Jesus

[Jesus] Jesus died in just 3 hours. Was this to save Him from suffering?
Q:History speaks of men who were crucified living in agony for many days before they died. Jesus died in just 3 hours. Was this to save Him from suffering?



A:According to the gospels, Jesus was on the cross for six hours. The sequence in Mark's gospel is as follows: "It was the third hour when they crucified him... At the sixth hour darkness came over the whole land until the ninth hour... With a loud cry, Jesus breathed his last" (Mark 15:25,33,37). Regardless of the precise amount of time that Jesus was on the cross, it is true that some men were on crosses for days on end before they finally died. In fact, when Pilate orders that the legs of the crucified be broken by the attending soldiers, he does so to expedite their deaths so that their bodies may be taken down before the Sabbath. Jesus, however, is found to be already dead (cf. John 19:31-34).

Even with Jesus' relatively quick death being duly noted, he still suffered. The scourging, the road to Golgotha with a crossbeam on his back, the nails driven through his arms, and the slow asphyxiation by which he died would have been unbearable. Indeed, we get our English word "excruciating" from "crucifixion." Such is the suffering of the cross.

Seneca, a Roman philosopher who lived at the time of Jesus, describes the horror of crucifixion thusly:
Can anyone be found who would prefer wasting away in pain dying limb by limb, or letting out his life drop by drop, rather than expiring once for all? Can any man by found willing to be fastened to the accursed tree, long sickly, already deformed, swelling with ugly wounds on shoulders and chest, and drawing the breath of life amid long drawn-out agony?
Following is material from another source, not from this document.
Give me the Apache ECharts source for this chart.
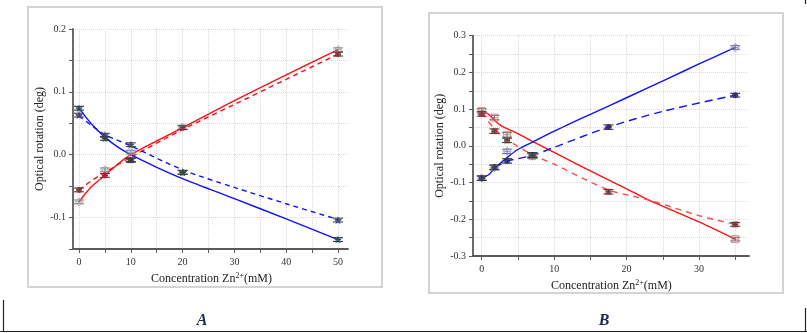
<!DOCTYPE html>
<html><head><meta charset="utf-8">
<script src="https://cdn.jsdelivr.net/npm/echarts@6/dist/echarts.min.js"></script>
<style>html,body{margin:0;padding:0;background:#fff}#c{width:807px;height:333px}</style>
</head><body><div id="c"></div>
<script>
// ---------- Panel A data ----------
const A_x = [0, 5, 10, 20, 50];
const A_redSolidPts = [-0.075, -0.024, 0.004, 0.044, 0.167];
const A_redDashPts = [-0.056, -0.033, -0.009, 0.043, 0.160];
const A_blueSolidPts = [0.074, 0.026, -0.008, -0.028, -0.135];
const A_blueDashPts = [0.063, 0.031, 0.016, -0.028, -0.104];
const A_err = [0.003, 0.003, 0.003, 0.003, 0.003];
// fitted curves
const A_redSolidFitX = [0, 1, 2.5, 5, 7.5, 10, 15, 20, 30, 40, 50];
const A_redSolidFitY = [-0.075, -0.064, -0.050, -0.033, -0.015, 0.0, 0.022, 0.043, 0.086, 0.127, 0.167];
const A_redDashFitX = [0, 2.5, 5, 10, 20, 30, 40, 50];
const A_redDashFitY = [-0.056, -0.041, -0.028, -0.004, 0.040, 0.080, 0.120, 0.160];
const A_blueSolidFitX = [0, 2.5, 5, 7.5, 10, 15, 20, 30, 40, 50];
const A_blueSolidFitY = [0.074, 0.048, 0.028, 0.012, 0.0, -0.020, -0.038, -0.070, -0.102, -0.135];
const A_blueDashFitX = [0, 2.5, 5, 10, 20, 30, 40, 50];
const A_blueDashFitY = [0.062, 0.046, 0.032, 0.014, -0.024, -0.052, -0.078, -0.103];

// ---------- Panel B data ----------
const B_x = [0, 1.75, 3.5, 7, 17.5, 35];
const B_redSolidPts = [0.095, 0.077, 0.030, -0.028, null, -0.254];
const B_redDashPts = [0.087, 0.040, 0.015, -0.025, -0.125, -0.214];
const B_blueSolidPts = [-0.088, -0.060, -0.015, -0.028, null, 0.268];
const B_blueDashPts = [-0.088, -0.058, -0.041, -0.025, 0.051, 0.138];
const B_err = [0.006, 0.006, 0.006, 0.006, 0.006, 0.005];
const B_redSolidFitX = [0, 1, 2.5, 5, 7, 10, 17.5, 20, 23, 30, 35];
const B_redSolidFitY = [0.095, 0.085, 0.057, 0.033, 0.012, -0.018, -0.093, -0.117, -0.147, -0.207, -0.254];
const B_redDashFitX = [0, 1.75, 3.5, 7, 10, 17.5, 23, 30, 35];
const B_redDashFitY = [0.090, 0.047, 0.017, -0.024, -0.050, -0.120, -0.147, -0.190, -0.214];
const B_blueSolidFitX = [0, 1, 1.75, 3.5, 5, 7, 10, 12.5, 15, 20, 26, 30, 35];
const B_blueSolidFitY = [-0.088, -0.078, -0.062, -0.032, -0.010, 0.010, 0.040, 0.063, 0.086, 0.131, 0.186, 0.223, 0.268];
const B_blueDashFitX = [1.75, 3.5, 7, 10, 17.5, 25, 35];
const B_blueDashFitY = [-0.060, -0.042, -0.026, -0.004, 0.051, 0.094, 0.138];

// tick label sets
const A_xLabels = [0, 10, 20, 30, 40, 50];
const B_xLabels = [0, 10, 20, 30];

const RED = '#ff1010', BLUE = '#1010ff';
const SERIF = '"Liberation Serif", "DejaVu Serif", serif';
const star = 'path://M0,-10L2.9,-4L9.5,-3.1L4.8,1.5L5.9,8.1L0,5L-5.9,8.1L-4.8,1.5L-9.5,-3.1L-2.9,-4Z';

function pairs(xs, ys) { return xs.map((x, i) => [x, ys[i]]).filter(p => p[1] != null); }
function errData(xs, ys, es) { return xs.map((x, i) => [x, ys[i], es[i]]).filter(p => p[1] != null); }

function fitLine(name, xs, ys, color, dash, axisIdx) {
  return { type: 'line', name, xAxisIndex: axisIdx, yAxisIndex: axisIdx, data: pairs(xs, ys),
    smooth: 0.3, symbol: 'none', clip: false, z: 2,
    lineStyle: { color, width: 1.4, type: dash || 'solid' } };
}
function pts(xs, ys, symbol, size, itemStyle, axisIdx) {
  return { type: 'scatter', xAxisIndex: axisIdx, yAxisIndex: axisIdx, data: pairs(xs, ys),
    symbol, symbolSize: size, itemStyle, clip: false, z: 3 };
}
function errBars(xs, ys, es, axisIdx, color) {
  return { type: 'custom', xAxisIndex: axisIdx, yAxisIndex: axisIdx, data: errData(xs, ys, es), clip: false, z: 4,
    renderItem: function (params, api) {
      const x = api.value(0), y = api.value(1), e = api.value(2);
      const top = api.coord([x, y + e]), bot = api.coord([x, y - e]), mid = api.coord([x, y]);
      const w = 5;
      const st = { stroke: color, lineWidth: 1.1 };
      return { type: 'group', children: [
        { type: 'line', shape: { x1: top[0], y1: top[1], x2: bot[0], y2: bot[1] }, style: st },
        { type: 'line', shape: { x1: top[0] - w, y1: top[1], x2: top[0] + w, y2: top[1] }, style: st },
        { type: 'line', shape: { x1: bot[0] - w, y1: bot[1], x2: bot[0] + w, y2: bot[1] }, style: st },
        { type: 'line', shape: { x1: mid[0] - 3, y1: mid[1], x2: mid[0] + 3, y2: mid[1] }, style: { stroke: color, lineWidth: 0.8 } }
      ] };
    } };
}

const yFmt = v => {
  const t = v * 10;
  if (Math.abs(t - Math.round(t)) < 1e-6) return (Math.round(t) / 10).toFixed(1);
  return '';
};
const axisCol = '#5a5a5a';
const gridLine = { show: true, lineStyle: { color: '#d9d9d9', type: 'dotted', width: 1 } };
const labelStyle = { fontFamily: SERIF, fontSize: 10, color: '#333' };

function frameX(idx, min, max) {
  return { type: 'value', gridIndex: idx, min, max, position: 'bottom',
    axisLine: { show: true, onZero: false, lineStyle: { color: axisCol, width: 1.8 } },
    axisTick: { show: false }, axisLabel: { show: false }, splitLine: { show: false } };
}
function frameY(idx, min, max) {
  return { type: 'value', gridIndex: idx, min, max, interval: 0.05, position: 'left',
    name: 'Optical rotation (deg)', nameLocation: 'middle', nameGap: 23, nameRotate: 90,
    nameTextStyle: { fontFamily: SERIF, fontSize: 12, color: '#222' },
    axisLine: { show: true, onZero: false, lineStyle: { color: axisCol, width: 1.8 } },
    axisTick: { show: true, inside: false, length: 4, lineStyle: { color: axisCol } },
    axisLabel: Object.assign({ formatter: yFmt, margin: 7 }, labelStyle),
    splitLine: gridLine };
}
function dataX(idx, max, labels, gap) {
  return { type: 'value', gridIndex: idx, min: 0, max, interval: 5, position: 'bottom',
    name: 'Concentration Zn{sup|2+}(mM)', nameLocation: 'middle', nameGap: gap,
    nameTextStyle: { fontFamily: SERIF, fontSize: 12, color: '#222', padding: [0, 0, 0, 6],
      rich: { sup: { fontFamily: SERIF, fontSize: 8, color: '#222', verticalAlign: 'top', padding: [0, 0, 6, 0] } } },
    axisLine: { show: false, onZero: false },
    axisTick: { show: true, inside: false, length: 4, lineStyle: { color: axisCol } },
    axisLabel: Object.assign({ margin: 8, formatter: v => (labels.indexOf(Math.round(v * 1000) / 1000) >= 0 ? String(v) : '') }, labelStyle),
    splitLine: gridLine };
}
function dataY(idx, min, max) {
  return { type: 'value', gridIndex: idx, min, max, show: false,
    axisLine: { show: false, onZero: false }, axisTick: { show: false }, axisLabel: { show: false },
    splitLine: { show: false } };
}

const option = {
  animation: false,
  backgroundColor: '#fff',
  grid: [
    { left: 73, top: 29, width: 275, height: 220 },
    { left: 79, top: 29, width: 259, height: 220 },
    { left: 473, top: 35.7, width: 276, height: 220.3 },
    { left: 481.7, top: 35.7, width: 253.5, height: 220.3 }
  ],
  xAxis: [ frameX(0, -1.16, 51.9), dataX(1, 50, A_xLabels, 20), frameX(2, -1.2, 37), dataX(3, 35, B_xLabels, 18) ],
  yAxis: [ frameY(0, -0.15, 0.2), dataY(1, -0.15, 0.2), frameY(2, -0.3, 0.3), dataY(3, -0.3, 0.3) ],
  series: [
    // Panel A
    fitLine('A red solid', A_redSolidFitX, A_redSolidFitY, RED, 'solid', 1),
    fitLine('A red dash', A_redDashFitX, A_redDashFitY, RED, [5, 4], 1),
    fitLine('A blue solid', A_blueSolidFitX, A_blueSolidFitY, BLUE, 'solid', 1),
    fitLine('A blue dash', A_blueDashFitX, A_blueDashFitY, BLUE, [5, 4], 1),
    pts(A_x, A_redSolidPts, 'diamond', 8, { color: 'rgba(255,255,255,0)', borderColor: '#999', borderWidth: 1 }, 1),
    pts(A_x, A_redDashPts, 'circle', 6, { color: RED }, 1),
    pts(A_x, A_blueSolidPts, star, 8, { color: '#2a8aa8' }, 1),
    pts(A_x, A_blueDashPts, star, 8, { color: '#3a3ae0' }, 1),
    errBars(A_x, A_redSolidPts, A_err, 1, '#888'),
    errBars(A_x, A_redDashPts, A_err, 1, '#444'),
    errBars(A_x, A_blueSolidPts, A_err, 1, '#333'),
    errBars(A_x, A_blueDashPts, A_err, 1, '#444'),
    // Panel B
    fitLine('B red solid', B_redSolidFitX, B_redSolidFitY, RED, 'solid', 3),
    fitLine('B red dash', B_redDashFitX, B_redDashFitY, '#ff4a4a', [6, 5], 3),
    fitLine('B blue solid', B_blueSolidFitX, B_blueSolidFitY, BLUE, 'solid', 3),
    fitLine('B blue dash', B_blueDashFitX, B_blueDashFitY, BLUE, [8, 5], 3),
    pts(B_x, B_redSolidPts, 'rect', 7, { color: 'rgba(255,255,255,0)', borderColor: '#f06a6a', borderWidth: 1 }, 3),
    pts(B_x, B_redDashPts, 'rect', 6, { color: '#e02020' }, 3),
    pts(B_x, B_blueSolidPts, 'diamond', 8, { color: 'rgba(255,255,255,0)', borderColor: '#6a6af0', borderWidth: 1 }, 3),
    pts(B_x, B_blueDashPts, 'circle', 6, { color: '#1a1ad0' }, 3),
    errBars(B_x, B_redSolidPts, B_err, 3, '#777'),
    errBars(B_x, B_redDashPts, B_err, 3, '#444'),
    errBars(B_x, B_blueSolidPts, B_err, 3, '#777'),
    errBars(B_x, B_blueDashPts, B_err, 3, '#333')
  ],
  graphic: [
    { type: 'rect', shape: { x: 28, y: 7, width: 354, height: 280 }, style: { fill: 'none', stroke: '#d4d4d4', lineWidth: 2 }, z: -1 },
    { type: 'rect', shape: { x: 429, y: 13, width: 354, height: 280 }, style: { fill: 'none', stroke: '#d4d4d4', lineWidth: 2 }, z: -1 },
    { type: 'line', shape: { x1: 0, y1: 331.5, x2: 807, y2: 331.5 }, style: { stroke: '#222', lineWidth: 1.2 } },
    { type: 'line', shape: { x1: 3.5, y1: 300, x2: 3.5, y2: 332 }, style: { stroke: '#222', lineWidth: 1.2 } },
    { type: 'line', shape: { x1: 805.5, y1: 308, x2: 805.5, y2: 332 }, style: { stroke: '#222', lineWidth: 1.2 } },
    { type: 'line', shape: { x1: 805.5, y1: 0, x2: 805.5, y2: 4 }, style: { stroke: '#222', lineWidth: 1.2 } },
    { type: 'text', x: 202, y: 321, style: { text: 'A', font: 'italic bold 16px "Liberation Serif"', fill: '#1c2a50', align: 'center', verticalAlign: 'middle' } },
    { type: 'text', x: 604, y: 321, style: { text: 'B', font: 'italic bold 16px "Liberation Serif"', fill: '#1c2a50', align: 'center', verticalAlign: 'middle' } }
  ]
};
const chart = echarts.init(document.getElementById('c'), null, { renderer: 'canvas' });
chart.setOption(option);
</script>
</body></html>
He would have many excuses for dying even before mounting the cross (Dialogue 3:2.2).
It is no surprise, then, that 600 years before Jesus, the prophet Isaiah foretells that the Christ will be "a man of sorrows, and familiar with suffering" (Isaiah 53:3). Finally, regardless of how great or how small Jesus' sufferings were, they were clearly sufficient to accomplish the forgiveness of our sins. That is what matters.